The Everyday DeFi Toolkit
- Decentralized exchanges (DEXs): Peer-to-peer token swaps without an order book or custodian.
- Lending and borrowing protocols: Supply crypto to earn interest, or post collateral to take out a loan.
- Yield farming and liquidity mining: Stack incentives by moving assets across protocols chasing the best return.
- Stablecoins: Dollar-pegged tokens used as the default "cash" of DeFi.
- Staking and liquid staking: Lock tokens to secure a network and earn rewards, sometimes while staying liquid.
Why People Are Betting Billions on DeFi
The headline benefits are obvious once you see them in action. Censorship resistance means no central party can freeze your wallet or block a transaction. Composability — sometimes called "money legos" — lets developers snap protocols together like building blocks, spawning new products at a pace Wall Street can't match. And global access flattens borders: a farmer in Argentina and a coder in Vietnam can use the same lending market, 24/7.

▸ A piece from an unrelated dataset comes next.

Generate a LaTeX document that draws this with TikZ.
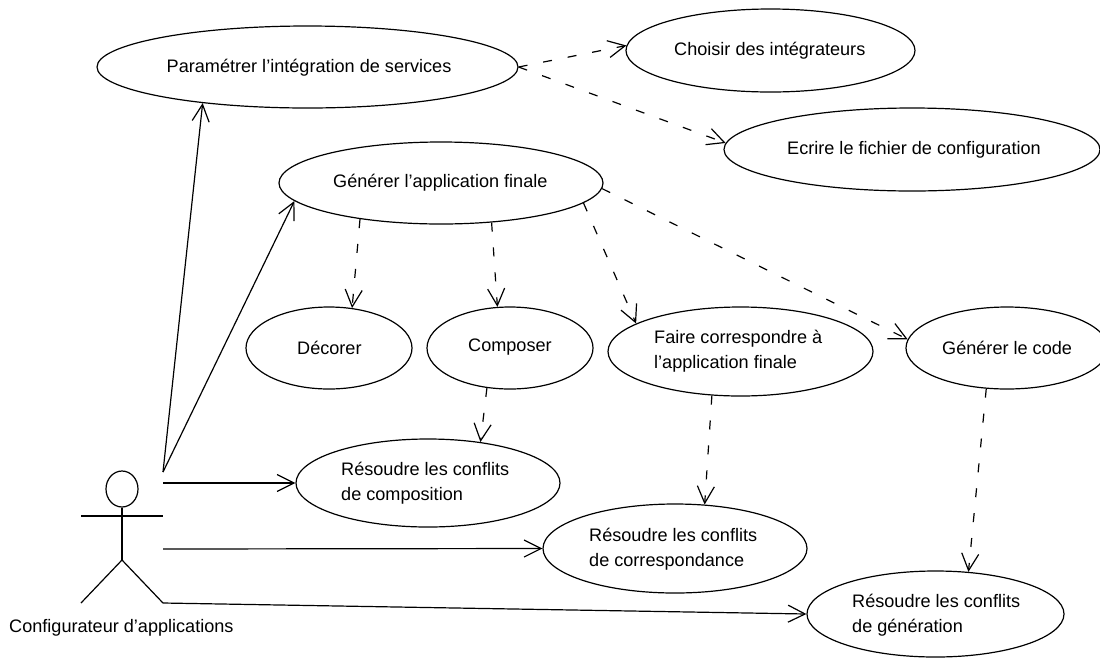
\documentclass[tikz,border=0pt]{standalone}
\usepackage{fontspec}
\setmainfont{Liberation Sans}
\usetikzlibrary{shapes.geometric, arrows.meta}
\tikzset{
    usecase/.style={draw, ellipse, line width=1.2pt, inner sep=0pt},
    txt/.style={anchor=west, align=left, inner sep=0pt, yshift=-2pt, font=\fontsize{18.1pt}{25pt}\selectfont},
    inclus/.style={line width=1.2pt, dash pattern=on 9pt off 16pt, -{Straight Barb[length=17pt,width=17pt,line width=1.2pt]}},
    assoc/.style={line width=1.2pt, -{Straight Barb[length=17pt,width=17pt,line width=1.2pt]}},
    trait/.style={line width=1.2pt},
}
\begin{document}
\begin{tikzpicture}[x=1pt, y=-1pt]
    \useasboundingbox (0, 0) rectangle (1100, 657);
    \node[usecase, minimum width=421pt, minimum height=82pt] (param) at (307.5, 67) {};
    \node[usecase, minimum width=289pt, minimum height=83pt] (choisir) at (770.5, 50.5) {};
    \node[usecase, minimum width=376pt, minimum height=83pt] (ecrire) at (912, 149.5) {};
    \node[usecase, minimum width=324pt, minimum height=82pt] (generer) at (441, 183) {};
    \node[usecase, minimum width=166pt, minimum height=82pt] (decorer) at (329, 348) {};
    \node[usecase, minimum width=166pt, minimum height=82pt] (composer) at (510, 348) {};
    \node[usecase, minimum width=265pt, minimum height=89pt] (faire) at (740.5, 351.5) {};
    \node[usecase, minimum width=202pt, minimum height=82pt] (code) at (1007, 348) {};
    \node[usecase, minimum width=264pt, minimum height=88pt] (rcomp) at (428, 483) {};
    \node[usecase, minimum width=264pt, minimum height=89pt] (rcorr) at (675, 548.5) {};
    \node[usecase, minimum width=257pt, minimum height=86pt] (rgen) at (935.5, 614) {};

    \node[txt] (tparam) at (166.5, 65.5) {Paramétrer l’intégration de services};
    \node[txt] (tchoisir) at (674, 48.5) {Choisir des intégrateurs};
    \node[txt] (tecrire) at (787, 147.5) {Ecrire le fichier de configuration};
    \node[txt] (tgenerer) at (333, 180.5) {Générer l’application finale};
    \node[txt] (tdecorer) at (297, 345.5) {Décorer};
    \node[txt] (tcomposer) at (468, 345.5) {Composer};
    \node[txt] (tfaire) at (654, 349.5) {Faire correspondre à\\l’application finale};
    \node[txt] (tcode) at (942, 345.5) {Générer le code};
    \node[txt] (trcomp) at (341, 481.5) {Résoudre les conflits\\de composition};
    \node[txt] (trcorr) at (589, 547.5) {Résoudre les conflits\\de correspondance};
    \node[txt] (trgen) at (852, 613.5) {Résoudre les conflits\\de génération};

    % acteur
    \node[usecase, minimum width=32pt, minimum height=36pt] (tete) at (122, 489) {};
    \coordinate (bassin) at (122, 560);
    \coordinate (brasg) at (81, 516);
    \coordinate (brasd) at (163, 516);
    \coordinate (piedg) at (81, 603);
    \coordinate (piedd) at (163, 603);
    \draw[trait] (tete) -- (bassin);
    \draw[trait] (brasg) -- (brasd);
    \draw[trait] (piedg) -- (bassin) -- (piedd);
    \node[txt] (acteur) at (9, 626) {Configurateur d’applications};

    \coordinate (a1) at (163, 472);
    \coordinate (a2) at (163, 483);
    \coordinate (a3) at (163, 549);
    \draw[assoc] (a1) -- (param.199.2);
    \draw[assoc] (a1) -- (generer.187.5);
    \draw[assoc] (a2) -- (rcomp.180);
    \draw[assoc] (a3) -- (rcorr.180);
    \draw[assoc] (piedd) -- (rgen.180);

    \draw[inclus] (param.-0.3) -- (choisir.178);
    \draw[inclus] (param.-0.3) -- (ecrire.178);
    \draw[inclus] (generer.204.8) -- (decorer.60.9);
    \draw[inclus] (generer.-38.5) -- (composer.107.8);
    \draw[inclus] (generer.-8) -- (faire.165.7);
    \draw[inclus] (generer.-2.8) -- (code.175.3);
    \draw[inclus] (composer.-120.3) -- (rcomp.38.5);
    \draw[inclus] (faire.-123.2) -- (rcorr.56.2);
    \draw[inclus] (code.-117.6) -- (rgen.52);
\end{tikzpicture}
\end{document}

For users in countries with runaway inflation or strict capital controls, DeFi isn't a curiosity — it's a lifeline. Stablecoin savings, dollar-denominated yield, and instant remittances are quietly replacing services the local banking system never provided.
DeFi also unlocks financial primitives that traditional finance struggles with: flash loans (borrow millions with no collateral, as long as you repay in the same transaction), on-chain derivatives, automated portfolio rebalancing, and prediction markets — all running without human gatekeepers.

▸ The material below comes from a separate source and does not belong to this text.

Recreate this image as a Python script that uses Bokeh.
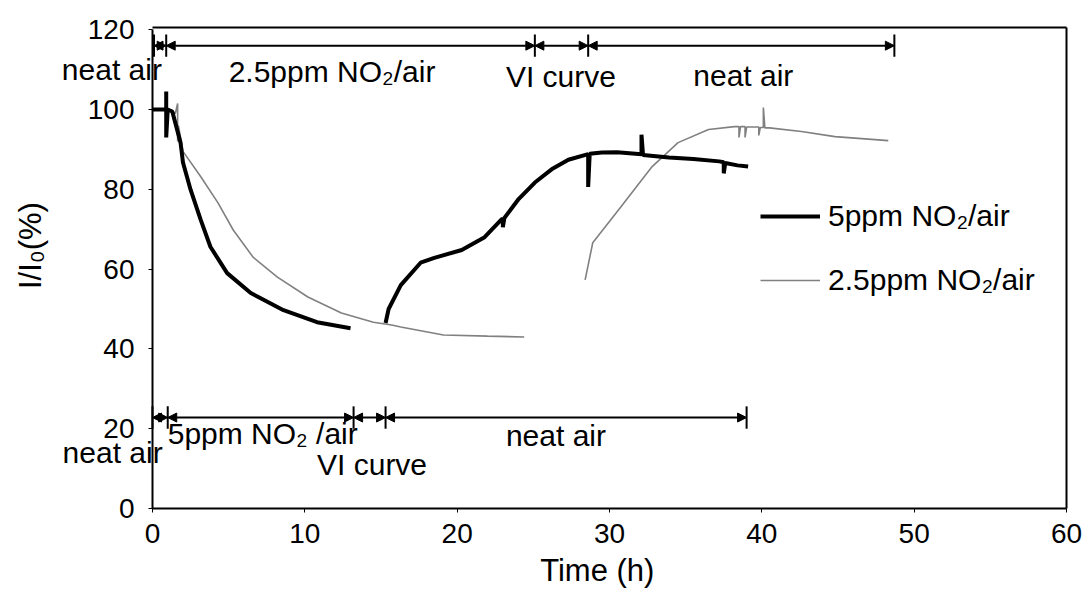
from bokeh.plotting import figure
from bokeh.models import (Label, Arrow, NormalHead, Legend, LegendItem, Range1d, FixedTicker,
                          LinearAxis)
from bokeh.embed import file_html
from bokeh.resources import INLINE

NaN = float("nan")

# ---- data ----
# 5 ppm NO2/air (black, thick); NaN separates exposure and recovery parts
t_5ppm = [0, 0.5, 0.9, 0.9, 0.9, 1.0, 1.3, 1.84, 2.0, 2.5, 3.16, 3.8, 4.9, 6.45, 8.6, 10.8, 13.0,
          NaN,
          15.3, 15.5, 16.3, 17.6, 18.5, 20.3, 21.8, 22.9, 23.0, 23.0, 23.1, 24.0, 25.1, 26.2, 27.3,
          28.6, 28.6, 28.7, 29.5, 30.5, 32.1, 32.1, 32.2, 33.9, 35.5, 37.2, 37.5, 37.5, 37.6, 38.4, 39.1]
i_5ppm = [100, 100, 100, 104.5, 93, 100, 99.5, 91.7, 86.7, 79.9, 72.4, 65.6, 59, 54, 49.7, 46.7, 45.2,
          NaN,
          46.5, 50, 56, 61.6, 62.8, 64.8, 68, 72.4, 72.6, 70.5, 72.8, 77.4, 81.7, 85, 87.4,
          88.8, 80.6, 88.9, 89.2, 89.3, 88.8, 93.7, 88.6, 88, 87.6, 87, 86.8, 84, 86.6, 86, 85.7]

# 2.5 ppm NO2/air (grey, thin)
t_25ppm = [0, 1.0, 1.5, 1.65, 1.65, 1.7, 2.0, 3.16, 4.3, 5.3, 6.6, 8.2, 10.2, 12.4, 14.5, 15.7,
           16.3, 19.1, 22.0, 24.4,
           NaN,
           28.4, 28.9, 30.6, 32.8, 34.5, 36.5, 38.2, 38.5, 38.5, 38.6, 38.9, 38.9, 39.0, 39.8, 39.8,
           39.9, 40.1, 40.1, 40.2, 40.5, 42.6, 44.8, 48.3]
i_25ppm = [100, 100, 99, 101.5, 92, 96, 89.5, 83.2, 76.6, 69.8, 63, 58, 53, 49, 46.7, 46,
           45.5, 43.5, 43.2, 43,
           NaN,
           57.3, 66.6, 74.9, 85.7, 91.7, 95, 95.7, 95.7, 93, 95.7, 95.7, 93, 95.6, 95.6, 93.5,
           95.5, 95.5, 100.5, 95.4, 95.4, 94.5, 93.2, 92.2]

series_labels = ["5ppm NO\u2082/air", "2.5ppm NO\u2082/air"]

x_ticks = [0, 10, 20, 30, 40, 50, 60]
y_ticks = [0, 20, 40, 60, 80, 100, 120]
x_axis_span = (0, 60)
y_axis_span = (0, 120)
box_top = 120.6

# exposure-protocol annotations (top row: 2.5 ppm run, bottom row: 5 ppm run)
top_bounds = [0.1, 0.9, 25.1, 28.6, 48.7]
top_row_y = 116.0
top_texts = ["neat air", "2.5ppm NO\u2082/air", "VI curve", "neat air"]
top_text_x = [-5.95, 5.0, 23.2, 35.5]
top_text_y = [110.0, 109.5, 108.3, 108.5]

bot_bounds = [0.0, 1.0, 13.2, 15.3, 39.0]
bot_row_y = 22.8
bot_texts = ["neat air", "5ppm NO\u2082 /air", "VI curve", "neat air"]
bot_text_x = [-5.9, 1.0, 10.8, 23.2]
bot_text_y = [14.0, 18.8, 11.0, 18.3]

x_title = "Time (h)"
y_title = "I/I\u2080(%)"

FONT = "Liberation Sans"

# The frame covers the whole canvas so that texts left of / below the axes are not clipped;
# the axes are pinned at x=0 / y=0 with fixed_location.
p = figure(width=1082, height=592, x_range=Range1d(-9.978, 61.05), y_range=Range1d(-21.05, 127.32),
           output_backend="svg", toolbar_location=None,
           min_border_left=0, min_border_right=0, min_border_top=0, min_border_bottom=0)
p.background_fill_color = "white"
p.border_fill_color = "white"
p.grid.visible = False
p.outline_line_color = None

p.xaxis.ticker = FixedTicker(ticks=x_ticks)
p.yaxis.ticker = FixedTicker(ticks=y_ticks)
p.xaxis.fixed_location = 0
p.yaxis.fixed_location = 0
p.xaxis.bounds = x_axis_span
p.yaxis.bounds = y_axis_span
for ax in (p.xaxis, p.yaxis):
    ax.axis_line_color = "black"
    ax.axis_line_width = 2
    ax.major_tick_line_color = "black"
    ax.major_tick_out = 4
    ax.major_tick_in = 0
    ax.minor_tick_line_color = None
    ax.major_label_text_font = FONT
    ax.major_label_text_font_size = "28px"
    ax.major_label_text_color = "black"
p.xaxis.major_label_standoff = 11
p.yaxis.major_label_standoff = 14

# top and right lines of the plot box
top_axis = LinearAxis(fixed_location=box_top, bounds=x_axis_span, ticker=FixedTicker(ticks=[]),
                      axis_line_width=2, major_label_text_font_size="0px",
                      major_tick_line_color=None, minor_tick_line_color=None)
right_axis = LinearAxis(fixed_location=x_axis_span[1], bounds=(y_axis_span[0], box_top),
                        ticker=FixedTicker(ticks=[]), axis_line_width=2,
                        major_label_text_font_size="0px",
                        major_tick_line_color=None, minor_tick_line_color=None)
p.add_layout(top_axis, "above")
p.add_layout(right_axis, "right")

r25 = p.line(t_25ppm, i_25ppm, line_color="#808080", line_width=1.6)
r5 = p.line(t_5ppm, i_5ppm, line_color="black", line_width=4)

legend = Legend(items=[LegendItem(label=series_labels[0], renderers=[r5]),
                       LegendItem(label=series_labels[1], renderers=[r25])],
                location=(760, 295), border_line_color=None, background_fill_alpha=0,
                label_text_font=FONT, label_text_font_size="30px", label_text_color="black",
                glyph_width=60, glyph_height=30, label_height=30, spacing=30,
                padding=0, margin=0, label_standoff=8)
p.add_layout(legend)


def add_row(bounds, yrow, texts, tx, ty):
    for a, b in zip(bounds[:-1], bounds[1:]):
        p.add_layout(Arrow(x_start=a, y_start=yrow, x_end=b, y_end=yrow,
                           line_color="black", line_width=2,
                           start=NormalHead(size=9, fill_color="black", line_color="black"),
                           end=NormalHead(size=9, fill_color="black", line_color="black")))
    p.segment(x0=bounds, y0=[yrow - 2.8] * len(bounds), x1=bounds, y1=[yrow + 2.8] * len(bounds),
              line_color="black", line_width=2)
    for s, x, y in zip(texts, tx, ty):
        p.add_layout(Label(x=x, y=y, text=s, text_align="left", text_baseline="alphabetic",
                           text_font=FONT, text_font_size="30px", text_color="black"))


add_row(top_bounds, top_row_y, top_texts, top_text_x, top_text_y)
add_row(bot_bounds, bot_row_y, bot_texts, bot_text_x, bot_text_y)

p.add_layout(Label(x=29.2, y=-15.6, text=x_title, text_align="center", text_baseline="alphabetic",
                   text_font=FONT, text_font_size="31px", text_color="black"))
p.add_layout(Label(x=-8.0, y=65.9, text=y_title, text_align="center", text_baseline="middle",
                   angle=90, angle_units="deg",
                   text_font=FONT, text_font_size="31px", text_color="black"))

open("out.html", "w").write(file_html(p, INLINE))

The Risks You Can't Ignore
Here's the part crypto Twitter doesn't always highlight. DeFi removes intermediaries, but it also removes the safety nets that come with them. Smart contract bugs have drained protocols of hundreds of millions of dollars. A single line of flawed code can become a hacker's ATM.
Then there's impermanent loss — the hidden cost liquidity providers pay when token prices diverge. It's not a hack, but it can quietly eat your yield. Liquidation cascades can wipe out leveraged positions in minutes during a crash, and rug pulls (where developers abandon a project after attracting deposits) remain a real threat in an industry with no central authority to call.
Regulators worldwide are also circling. The same openness that makes DeFi attractive — no KYC, no borders — is exactly what makes governments nervous. Expect more enforcement, more compliance pressure, and likely a wave of "hybrid" protocols that bolt on identity checks. Investors who ignore this trend do so at their own risk.
How to Start Using DeFi Safely
You don't need to ape into a leveraged farm on day one. Start small. Set up a self-custody wallet, write down your seed phrase offline, and fund it with a small amount you can afford to lose. Connect to a well-audited protocol and experiment with a simple swap or a tiny deposit.
Diversify. Never pour everything into a single protocol, no matter how shiny the APY. Watch for audits, on-chain governance activity, and how long a project has survived. The longer a protocol has run without being hacked, the more battle-tested it tends to be. And remember: in DeFi, you are the security team.
Key Takeaways
- DeFi = financial apps on public blockchains, powered by smart contracts instead of banks.
- It enables trading, lending, borrowing, and earning yield 24/7, globally, without intermediaries.
- Composability and open access are superpowers — and they cut both ways.
- Smart contract bugs, rug pulls, and regulatory pressure are real, ongoing risks.
- Start small, use audited protocols, and never invest more than you can lose.
DeFi isn't magic, and it isn't a guaranteed gold rush. It's an experimental financial system, running at full speed, with billions of dollars and millions of users already inside. Whether you treat it as the future of money or a high-stakes sandbox, understanding how it works is no longer optional — it's table stakes for anyone serious about crypto.